Aleph

alephclient CLI

Python-based command line client and library for interacting with the Aleph API.

alephclient is a command-line client for Aleph. It can be used to bulk import document sets via the API, without direct access to the server.

Installation

To install alephclient, you need to have Python 3 installed and working on your computer. You may also want to create a virtual environment using virtualenv or pyenv. With that done, type:

pip install alephclient
alephclient --help

Configuration

alephclient needs to know the url of an Aleph instance that it will connect to. For privileged operations, it will also need to know the user’s API key. The API key can be found in the users profile page on the Aleph web application.

Both settings can be provided by setting the environment variables ALEPHCLIENT_HOST and ALEPHCLIENT_API_KEY respectively; or by passing them in with --host and --api-key options directly for the command. The examples below will assume you have set up the environment variables:

export ALEPHCLIENT_HOST=https://data.occrp.org/
export ALEPHCLIENT_API_KEY=7b08118ad9e19be0a82906064ac9c19c8eee4869

Really enthusiastic users of Aleph might want to add these settings to their shell login file (.bashrc, .zshrc)
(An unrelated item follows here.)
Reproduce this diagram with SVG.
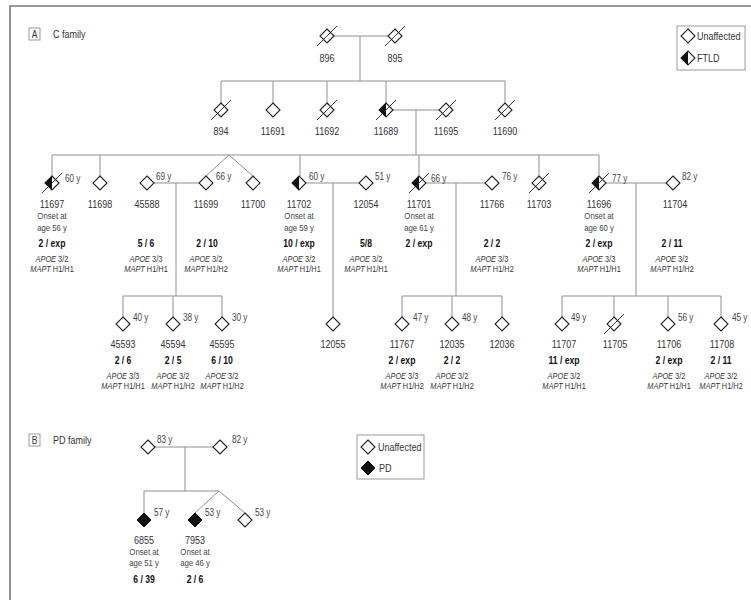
<svg xmlns="http://www.w3.org/2000/svg" width="751" height="600" viewBox="0 0 751 600">
<style>
text{font-family:"Liberation Sans",Arial,sans-serif;transform-box:fill-box;transform-origin:center;transform:scaleX(.82)}
.ln{stroke:#8f8f8f;stroke-width:1;fill:none}
.fr{stroke:#777;stroke-width:1.6;fill:none}
.bx{stroke:#999;stroke-width:1;fill:#fff}
.dm{fill:#fff;stroke:#222;stroke-width:1.1}
.id{font-size:11px;fill:#333;text-anchor:middle}
.on{font-size:9.5px;fill:#444;text-anchor:middle}
.b{font-size:10.5px;font-weight:bold;fill:#111;text-anchor:middle}
.g{font-size:9px;fill:#333;text-anchor:middle}
.g tspan.i{font-style:italic}
.ag{font-size:10px;fill:#444;transform-origin:left center}
.lg{font-size:11px;fill:#333;transform-origin:left center}
.pl{font-size:10.5px;fill:#333;text-anchor:middle}
</style>
<defs>
<path id="dia" class="dm" d="M0,-7L7,0L0,7L-7,0Z"/>
<g id="half"><path class="dm" d="M0,-7L7,0L0,7L-7,0Z"/><path d="M0,-7L-7,0L0,7Z" fill="#111"/></g>
<path id="full" d="M0,-7L7,0L0,7L-7,0Z" fill="#111" stroke="#111" stroke-width="1"/>
<line id="slash" x1="-10" y1="10" x2="10" y2="-10" stroke="#222" stroke-width="0.9"/>
</defs>

<!-- frame -->
<path class="fr" d="M10,600V6H751"/>

<!-- panel labels -->
<g id="panelA">
<rect class="bx" x="29" y="28" width="11" height="12" fill="none"/>
<text class="pl" x="34.5" y="38">A</text>
<text class="lg" x="53" y="38">C family</text>
</g>
<g id="panelB">
<rect class="bx" x="29" y="434" width="11" height="12" fill="none"/>
<text class="pl" x="34.5" y="444">B</text>
<text class="lg" x="53" y="444">PD family</text>
</g>

<!-- legends -->
<g id="legendA">
<rect class="bx" x="677" y="26" width="68" height="44"/>
<use href="#dia" x="688" y="36"/>
<text class="lg" x="697" y="40">Unaffected</text>
<use href="#half" x="688" y="58"/>
<text class="lg" x="697" y="62">FTLD</text>
</g>
<g id="legendB">
<rect class="bx" x="357" y="435" width="67" height="44"/>
<use href="#dia" x="368" y="447"/>
<text class="lg" x="378" y="451">Unaffected</text>
<use href="#full" x="368" y="468"/>
<text class="lg" x="379" y="472">PD</text>
</g>

<!-- connectors -->
<g id="connectors" class="ln">
<path d="M334,36H388M360,36V81M221,81H505M221,81V103M273,81V103M327,81V103M386,81V103M505,81V103"/>
<path d="M393,110H439M416,110V155M52,155H599M52,155V176M100,155V176M300,155V176M419,155V176M539,155V176M599,155V176M229,155L206,176M229,155L253,176"/>
<path d="M154,183H199M176,183V296M123,296H222M123,296V317M173,296V317M222,296V317"/>
<path d="M306,183H359M333,183V317"/>
<path d="M426,183H485M456,183V296M402,296H502M402,296V317M452,296V317M502,296V317"/>
<path d="M606,183H666M636,183V296M562,296H721M562,296V317M614,296V317M668,296V317M721,296V317"/>
<path d="M155,447H213M185,447V491M144,491H219M144,491V513M219,491L195,513M219,491L245,513"/>
</g>

<!-- generation I -->
<g id="n896" transform="translate(327,36)"><use href="#dia"/><use href="#slash"/><text class="id" y="26">896</text></g>
<g id="n895" transform="translate(395,36)"><use href="#dia"/><use href="#slash"/><text class="id" y="26">895</text></g>

<!-- generation II -->
<g id="n894" transform="translate(221,110)"><use href="#dia"/><use href="#slash"/><text class="id" y="25">894</text></g>
<g id="n11691" transform="translate(273,110)"><use href="#dia"/><text class="id" y="25">11691</text></g>
<g id="n11692" transform="translate(327,110)"><use href="#dia"/><use href="#slash"/><text class="id" y="25">11692</text></g>
<g id="n11689" transform="translate(386,110)"><use href="#half"/><use href="#slash"/><text class="id" y="25">11689</text></g>
<g id="n11695" transform="translate(446,110)"><use href="#dia"/><use href="#slash"/><text class="id" y="25">11695</text></g>
<g id="n11690" transform="translate(505,110)"><use href="#dia"/><use href="#slash"/><text class="id" y="25">11690</text></g>

<!-- generation III -->
<g id="n11697" transform="translate(52,183)"><use href="#half"/><use href="#slash"/>
<text class="ag" x="13" y="-1">60 y</text>
<text class="id" y="25">11697</text><text class="on" y="36">Onset at</text><text class="on" y="48">age 56 y</text>
<text class="b" y="64">2 / exp</text>
<text class="g" y="79"><tspan class="i">APOE</tspan> 3/2</text><text class="g" y="89"><tspan class="i">MAPT</tspan> H1/H1</text></g>
<g id="n11698" transform="translate(100,183)"><use href="#dia"/><text class="id" y="25">11698</text></g>
<g id="n45588" transform="translate(147,183)"><use href="#dia"/>
<text class="ag" x="9" y="-3">69 y</text>
<text class="id" y="25">45588</text>
<text class="b" x="-1" y="64">5 / 6</text>
<text class="g" x="-1" y="79"><tspan class="i">APOE</tspan> 3/3</text><text class="g" x="-1" y="89"><tspan class="i">MAPT</tspan> H1/H1</text></g>
<g id="n11699" transform="translate(206,183)"><use href="#dia"/>
<text class="ag" x="10" y="-3">66 y</text>
<text class="id" y="25">11699</text>
<text class="b" x="1" y="64">2 / 10</text>
<text class="g" y="79"><tspan class="i">APOE</tspan> 3/2</text><text class="g" y="89"><tspan class="i">MAPT</tspan> H1/H2</text></g>
<g id="n11700" transform="translate(253,183)"><use href="#dia"/><text class="id" y="25">11700</text></g>
<g id="n11702" transform="translate(299,183)"><use href="#half"/>
<text class="ag" x="10" y="-3">60 y</text>
<text class="id" y="25">11702</text><text class="on" y="36">Onset at</text><text class="on" y="48">age 59 y</text>
<text class="b" y="64">10 / exp</text>
<text class="g" y="79"><tspan class="i">APOE</tspan> 3/2</text><text class="g" y="89"><tspan class="i">MAPT</tspan> H1/H1</text></g>
<g id="n12054" transform="translate(366,183)"><use href="#dia"/>
<text class="ag" x="9" y="-3">51 y</text>
<text class="id" y="25">12054</text>
<text class="b" y="64">5/8</text>
<text class="g" y="79"><tspan class="i">APOE</tspan> 3/2</text><text class="g" y="89"><tspan class="i">MAPT</tspan> H1/H1</text></g>
<g id="n11701" transform="translate(419,183)"><use href="#half"/><use href="#slash"/>
<text class="ag" x="12" y="-1">66 y</text>
<text class="id" y="25">11701</text><text class="on" y="36">Onset at</text><text class="on" y="48">age 61 y</text>
<text class="b" y="64">2 / exp</text></g>
<g id="n11766" transform="translate(492,183)"><use href="#dia"/>
<text class="ag" x="10" y="-3">76 y</text>
<text class="id" y="25">11766</text>
<text class="b" y="64">2 / 2</text>
<text class="g" y="79"><tspan class="i">APOE</tspan> 3/3</text><text class="g" y="89"><tspan class="i">MAPT</tspan> H1/H2</text></g>
<g id="n11703" transform="translate(539,183)"><use href="#dia"/><use href="#slash"/><text class="id" y="25">11703</text></g>
<g id="n11696" transform="translate(599,183)"><use href="#half"/><use href="#slash"/>
<text class="ag" x="13" y="-1">77 y</text>
<text class="id" y="25">11696</text><text class="on" y="36">Onset at</text><text class="on" y="48">age 60 y</text>
<text class="b" y="64">2 / exp</text>
<text class="g" y="79"><tspan class="i">APOE</tspan> 3/3</text><text class="g" y="89"><tspan class="i">MAPT</tspan> H1/H1</text></g>
<g id="n11704" transform="translate(673,183)"><use href="#dia"/>
<text class="ag" x="9" y="-3">82 y</text>
<text class="id" x="2" y="25">11704</text>
<text class="b" x="-1" y="64">2 / 11</text>
<text class="g" x="-1" y="79"><tspan class="i">APOE</tspan> 3/2</text><text class="g" x="-1" y="89"><tspan class="i">MAPT</tspan> H1/H2</text></g>

<!-- generation IV -->
<g id="n45593" transform="translate(123,324)"><use href="#dia"/>
<text class="ag" x="10" y="-3">40 y</text>
<text class="id" y="24">45593</text><text class="b" y="40">2 / 6</text>
<text class="g" y="55"><tspan class="i">APOE</tspan> 3/3</text><text class="g" y="65"><tspan class="i">MAPT</tspan> H1/H1</text></g>
<g id="n45594" transform="translate(173,324)"><use href="#dia"/>
<text class="ag" x="10" y="-3">38 y</text>
<text class="id" y="24">45594</text><text class="b" y="40">2 / 5</text>
<text class="g" y="55"><tspan class="i">APOE</tspan> 3/2</text><text class="g" y="65"><tspan class="i">MAPT</tspan> H1/H2</text></g>
<g id="n45595" transform="translate(222,324)"><use href="#dia"/>
<text class="ag" x="10" y="-3">30 y</text>
<text class="id" y="24">45595</text><text class="b" y="40">6 / 10</text>
<text class="g" y="55"><tspan class="i">APOE</tspan> 3/2</text><text class="g" y="65"><tspan class="i">MAPT</tspan> H1/H2</text></g>
<g id="n12055" transform="translate(333,324)"><use href="#dia"/><text class="id" y="24">12055</text></g>
<g id="n11767" transform="translate(402,324)"><use href="#dia"/>
<text class="ag" x="11" y="-3">47 y</text>
<text class="id" y="24">11767</text><text class="b" y="40">2 / exp</text>
<text class="g" y="55"><tspan class="i">APOE</tspan> 3/3</text><text class="g" y="65"><tspan class="i">MAPT</tspan> H1/H2</text></g>
<g id="n12035" transform="translate(452,324)"><use href="#dia"/>
<text class="ag" x="10" y="-3">48 y</text>
<text class="id" y="24">12035</text><text class="b" y="40">2 / 2</text>
<text class="g" y="55"><tspan class="i">APOE</tspan> 3/2</text><text class="g" y="65"><tspan class="i">MAPT</tspan> H1/H2</text></g>
<g id="n12036" transform="translate(502,324)"><use href="#dia"/><text class="id" y="24">12036</text></g>
<g id="n11707" transform="translate(562,324)"><use href="#dia"/>
<text class="ag" x="9" y="-3">49 y</text>
<text class="id" x="2" y="24">11707</text><text class="b" x="2" y="40">11 / exp</text>
<text class="g" x="2" y="55"><tspan class="i">APOE</tspan> 3/2</text><text class="g" x="2" y="65"><tspan class="i">MAPT</tspan> H1/H1</text></g>
<g id="n11705" transform="translate(614,324)"><use href="#dia"/><use href="#slash"/><text class="id" x="1" y="24">11705</text></g>
<g id="n11706" transform="translate(668,324)"><use href="#dia"/>
<text class="ag" x="10" y="-3">56 y</text>
<text class="id" x="1" y="24">11706</text><text class="b" x="1" y="40">2 / exp</text>
<text class="g" x="1" y="55"><tspan class="i">APOE</tspan> 3/2</text><text class="g" x="1" y="65"><tspan class="i">MAPT</tspan> H1/H1</text></g>
<g id="n11708" transform="translate(721,324)"><use href="#dia"/>
<text class="ag" x="11" y="-3">45 y</text>
<text class="id" x="1" y="24">11708</text><text class="b" y="40">2 / 11</text>
<text class="g" y="55"><tspan class="i">APOE</tspan> 3/2</text><text class="g" y="65"><tspan class="i">MAPT</tspan> H1/H2</text></g>

<!-- PD family -->
<g id="pd83" transform="translate(148,447)"><use href="#dia"/><text class="ag" x="9" y="-4">83 y</text></g>
<g id="pd82" transform="translate(220,447)"><use href="#dia"/><text class="ag" x="12" y="-4">82 y</text></g>
<g id="n6855" transform="translate(144,520)"><use href="#full"/>
<text class="ag" x="10" y="-4">57 y</text>
<text class="id" y="24">6855</text><text class="on" y="35">Onset at</text><text class="on" y="46">age 51 y</text>
<text class="b" y="63">6 / 39</text></g>
<g id="n7953" transform="translate(195,520)"><use href="#full"/>
<text class="ag" x="10" y="-4">53 y</text>
<text class="id" y="24">7953</text><text class="on" y="35">Onset at</text><text class="on" y="46">age 46 y</text>
<text class="b" y="63">2 / 6</text></g>
<g id="pd53" transform="translate(245,520)"><use href="#dia"/><text class="ag" x="10" y="-4">53 y</text></g>
</svg>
Importing all files from a directory

The crawldir command crawls through a given directory recursively and uploads all the files and directories inside it to a collection. The external identifier (foreign ID) of the target collection needs to be passed to the command with --foreign-id option. If a collection with the given foreign ID does not exist, it will be created. The pathargument needs to be a valid path to a file or directory:

alephclient crawldir --foreign-id wikileaks-cable /Users/sunu/data/cable

When Aleph imports data, it performs optical character recognition (OCR) on images contained in the material. This works better when Aleph already has an idea of the language the documents might use. This can be specified with the --language option, which expects a 3-letter ISO 639 language code. It can be specified multiple times, for when the directory contains files in more than one language.
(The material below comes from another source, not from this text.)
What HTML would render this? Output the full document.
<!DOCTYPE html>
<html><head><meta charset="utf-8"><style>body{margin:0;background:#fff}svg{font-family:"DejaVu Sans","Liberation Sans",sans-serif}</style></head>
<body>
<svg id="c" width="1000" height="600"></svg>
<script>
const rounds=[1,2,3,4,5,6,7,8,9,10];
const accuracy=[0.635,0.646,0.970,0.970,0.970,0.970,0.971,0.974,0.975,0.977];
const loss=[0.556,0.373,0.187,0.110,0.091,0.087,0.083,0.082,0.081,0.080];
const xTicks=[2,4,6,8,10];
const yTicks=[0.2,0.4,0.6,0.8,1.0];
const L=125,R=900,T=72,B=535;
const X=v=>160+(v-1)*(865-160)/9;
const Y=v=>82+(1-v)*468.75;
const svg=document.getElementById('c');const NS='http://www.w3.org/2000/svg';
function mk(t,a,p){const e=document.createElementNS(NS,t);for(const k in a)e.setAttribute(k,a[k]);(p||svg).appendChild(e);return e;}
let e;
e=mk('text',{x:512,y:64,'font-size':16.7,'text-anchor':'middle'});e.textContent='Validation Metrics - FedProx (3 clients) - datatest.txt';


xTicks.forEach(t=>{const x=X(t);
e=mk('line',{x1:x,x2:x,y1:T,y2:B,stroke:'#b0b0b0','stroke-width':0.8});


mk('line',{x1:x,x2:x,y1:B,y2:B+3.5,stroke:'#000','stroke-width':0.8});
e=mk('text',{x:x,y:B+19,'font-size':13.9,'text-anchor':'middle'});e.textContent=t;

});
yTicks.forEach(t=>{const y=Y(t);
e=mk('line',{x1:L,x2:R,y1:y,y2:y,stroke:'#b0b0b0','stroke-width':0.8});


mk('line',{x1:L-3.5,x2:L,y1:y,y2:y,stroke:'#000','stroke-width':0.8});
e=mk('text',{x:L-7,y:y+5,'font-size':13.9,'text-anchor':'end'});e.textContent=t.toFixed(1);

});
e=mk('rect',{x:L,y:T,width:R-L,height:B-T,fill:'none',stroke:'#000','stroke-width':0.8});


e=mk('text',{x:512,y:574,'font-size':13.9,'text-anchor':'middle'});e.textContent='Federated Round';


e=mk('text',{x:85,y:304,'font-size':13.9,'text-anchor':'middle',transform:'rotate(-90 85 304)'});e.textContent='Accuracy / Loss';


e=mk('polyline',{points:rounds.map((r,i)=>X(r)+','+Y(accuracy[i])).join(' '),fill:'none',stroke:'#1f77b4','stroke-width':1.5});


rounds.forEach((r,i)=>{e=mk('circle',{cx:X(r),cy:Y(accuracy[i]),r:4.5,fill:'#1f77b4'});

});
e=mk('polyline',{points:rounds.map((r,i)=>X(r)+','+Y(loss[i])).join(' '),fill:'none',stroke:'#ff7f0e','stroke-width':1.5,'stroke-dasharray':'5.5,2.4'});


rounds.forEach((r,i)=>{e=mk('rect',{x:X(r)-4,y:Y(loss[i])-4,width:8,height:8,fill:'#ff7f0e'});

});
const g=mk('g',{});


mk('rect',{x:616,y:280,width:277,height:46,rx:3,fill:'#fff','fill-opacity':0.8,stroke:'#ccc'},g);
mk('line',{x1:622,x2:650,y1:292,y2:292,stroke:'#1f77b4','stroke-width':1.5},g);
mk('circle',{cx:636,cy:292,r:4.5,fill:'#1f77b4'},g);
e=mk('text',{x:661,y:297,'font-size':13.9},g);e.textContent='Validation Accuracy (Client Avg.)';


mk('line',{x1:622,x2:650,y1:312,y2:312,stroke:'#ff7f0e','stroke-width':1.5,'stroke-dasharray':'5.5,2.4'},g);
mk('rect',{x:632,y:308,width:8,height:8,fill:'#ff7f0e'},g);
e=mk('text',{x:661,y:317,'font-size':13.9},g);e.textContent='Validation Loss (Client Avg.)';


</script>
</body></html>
alephclient crawldir --language rus --foreign-id russian_leak /Users/sunu/data/russian_leak

Writing a stream of entities to a collection

Using the write-entities command, users can load JSON-formatted entities formatted in the followthemoney structure into an aleph collection. This can be used in conjunction with the command-line tools for generating such data provided by followthemoney. Data that is loaded this way should be aggregated before being written to the API, for example using the ftm aggregate command-line utility, or the followthemoney-store database layer.

A typical use might look this:

curl -o md_companies.yml https://raw.githubusercontent.com/alephdata/aleph/master/mappings/md_companies.yml
ftm map md_companies.yml | ftm aggregate | alephclient write-entities -f md_companies

Streaming entities from a collection

The command stream-entities is the inverse of write-entities. It will stream entities from the given Aleph instance so that they can be written to a file or piped into another processing step:

alephclient stream-entities -f us_ofac >us_ofac.json

With the Follow the Money tools installed, you can build more complex command like such:

alephclient stream-entities -f us_ofac | ftm validate | ftm export-excel -o OFAC.xlsx

Streaming very large collections from an Aleph instance is a resource-consuming activity on the server side. Please only stream collections with more than 100,000 entities after making sure that the server administrators are OK with it.

Executing an entity mapping on the server

The bulkload command executes an entity mapping within the Aleph system. Its only argument is a YAML mapping file:

curl -o md_companies.yml https://raw.githubusercontent.com/alephdata/aleph/master/mappings/md_companies.yml
alephclient bulkload md_companies.yml

Using mappings within Aleph is falling out of use, we recommend generating and aggregating the entity stream outside the platform for a more reproducible and resumable data processing workflow.